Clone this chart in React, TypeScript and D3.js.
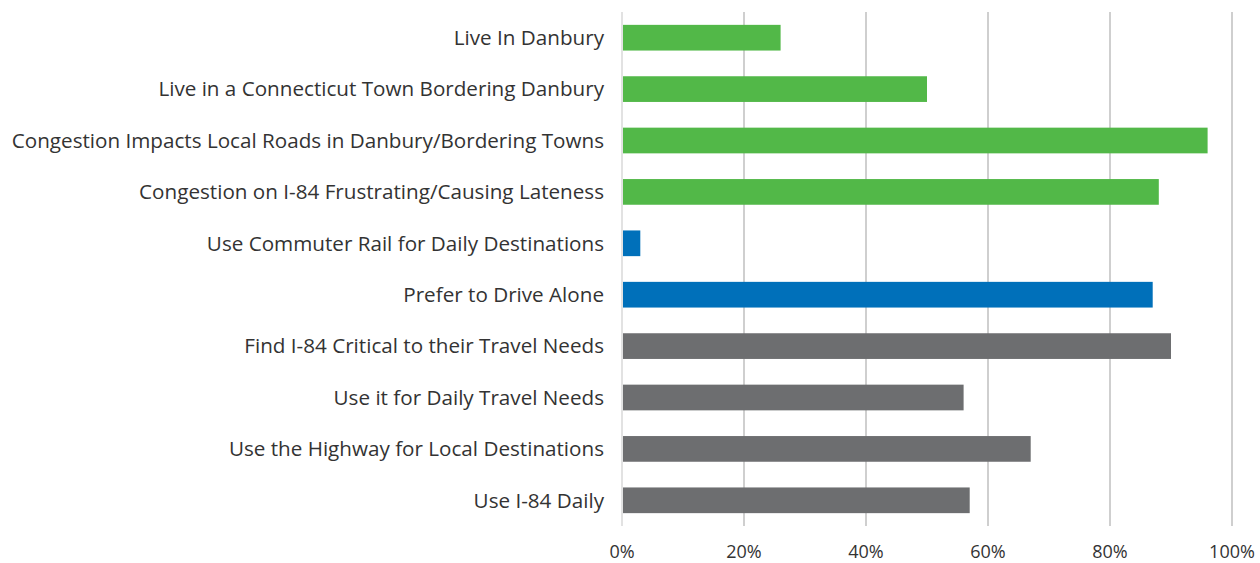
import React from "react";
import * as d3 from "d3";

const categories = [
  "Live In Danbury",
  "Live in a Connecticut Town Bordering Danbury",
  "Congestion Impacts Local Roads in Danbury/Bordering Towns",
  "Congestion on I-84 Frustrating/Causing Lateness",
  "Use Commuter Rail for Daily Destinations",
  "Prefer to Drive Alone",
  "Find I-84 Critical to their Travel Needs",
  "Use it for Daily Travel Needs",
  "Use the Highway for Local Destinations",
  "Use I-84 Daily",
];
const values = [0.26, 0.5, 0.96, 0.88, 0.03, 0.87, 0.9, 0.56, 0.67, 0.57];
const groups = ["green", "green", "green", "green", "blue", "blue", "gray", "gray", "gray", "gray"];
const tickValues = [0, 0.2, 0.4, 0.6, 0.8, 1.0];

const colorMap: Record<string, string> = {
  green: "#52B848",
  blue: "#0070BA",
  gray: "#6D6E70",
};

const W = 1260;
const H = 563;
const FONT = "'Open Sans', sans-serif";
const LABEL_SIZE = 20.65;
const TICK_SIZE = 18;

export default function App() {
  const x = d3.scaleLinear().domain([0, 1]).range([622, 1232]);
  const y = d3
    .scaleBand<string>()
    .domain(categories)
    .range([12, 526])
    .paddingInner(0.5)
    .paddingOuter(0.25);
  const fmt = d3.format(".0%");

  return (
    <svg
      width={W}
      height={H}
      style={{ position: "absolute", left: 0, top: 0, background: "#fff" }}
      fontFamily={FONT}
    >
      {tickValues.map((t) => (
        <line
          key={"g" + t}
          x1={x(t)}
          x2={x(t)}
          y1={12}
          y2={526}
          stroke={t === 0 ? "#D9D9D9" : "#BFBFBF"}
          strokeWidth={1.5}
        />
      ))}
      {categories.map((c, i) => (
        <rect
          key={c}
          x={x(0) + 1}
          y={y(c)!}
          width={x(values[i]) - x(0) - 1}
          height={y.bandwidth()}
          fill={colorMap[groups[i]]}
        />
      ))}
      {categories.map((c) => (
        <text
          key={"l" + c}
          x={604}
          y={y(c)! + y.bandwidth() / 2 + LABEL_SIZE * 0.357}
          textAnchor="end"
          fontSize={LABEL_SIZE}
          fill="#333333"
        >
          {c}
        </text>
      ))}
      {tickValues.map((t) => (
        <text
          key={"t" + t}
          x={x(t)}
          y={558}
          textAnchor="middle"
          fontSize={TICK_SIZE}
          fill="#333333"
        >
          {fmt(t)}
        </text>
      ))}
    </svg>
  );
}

========

*Your goal*.
Write out every line above exactly as it is, leaving out the pictures.

*Complete output*.
Clone this chart in React, TypeScript and D3.js.
import React from "react";
import * as d3 from "d3";

const categories = [
  "Live In Danbury",
  "Live in a Connecticut Town Bordering Danbury",
  "Congestion Impacts Local Roads in Danbury/Bordering Towns",
  "Congestion on I-84 Frustrating/Causing Lateness",
  "Use Commuter Rail for Daily Destinations",
  "Prefer to Drive Alone",
  "Find I-84 Critical to their Travel Needs",
  "Use it for Daily Travel Needs",
  "Use the Highway for Local Destinations",
  "Use I-84 Daily",
];
const values = [0.26, 0.5, 0.96, 0.88, 0.03, 0.87, 0.9, 0.56, 0.67, 0.57];
const groups = ["green", "green", "green", "green", "blue", "blue", "gray", "gray", "gray", "gray"];
const tickValues = [0, 0.2, 0.4, 0.6, 0.8, 1.0];

const colorMap: Record<string, string> = {
  green: "#52B848",
  blue: "#0070BA",
  gray: "#6D6E70",
};

const W = 1260;
const H = 563;
const FONT = "'Open Sans', sans-serif";
const LABEL_SIZE = 20.65;
const TICK_SIZE = 18;

export default function App() {
  const x = d3.scaleLinear().domain([0, 1]).range([622, 1232]);
  const y = d3
    .scaleBand<string>()
    .domain(categories)
    .range([12, 526])
    .paddingInner(0.5)
    .paddingOuter(0.25);
  const fmt = d3.format(".0%");

  return (
    <svg
      width={W}
      height={H}
      style={{ position: "absolute", left: 0, top: 0, background: "#fff" }}
      fontFamily={FONT}
    >
      {tickValues.map((t) => (
        <line
          key={"g" + t}
          x1={x(t)}
          x2={x(t)}
          y1={12}
          y2={526}
          stroke={t === 0 ? "#D9D9D9" : "#BFBFBF"}
          strokeWidth={1.5}
        />
      ))}
      {categories.map((c, i) => (
        <rect
          key={c}
          x={x(0) + 1}
          y={y(c)!}
          width={x(values[i]) - x(0) - 1}
          height={y.bandwidth()}
          fill={colorMap[groups[i]]}
        />
      ))}
      {categories.map((c) => (
        <text
          key={"l" + c}
          x={604}
          y={y(c)! + y.bandwidth() / 2 + LABEL_SIZE * 0.357}
          textAnchor="end"
          fontSize={LABEL_SIZE}
          fill="#333333"
        >
          {c}
        </text>
      ))}
      {tickValues.map((t) => (
        <text
          key={"t" + t}
          x={x(t)}
          y={558}
          textAnchor="middle"
          fontSize={TICK_SIZE}
          fill="#333333"
        >
          {fmt(t)}
        </text>
      ))}
    </svg>
  );
}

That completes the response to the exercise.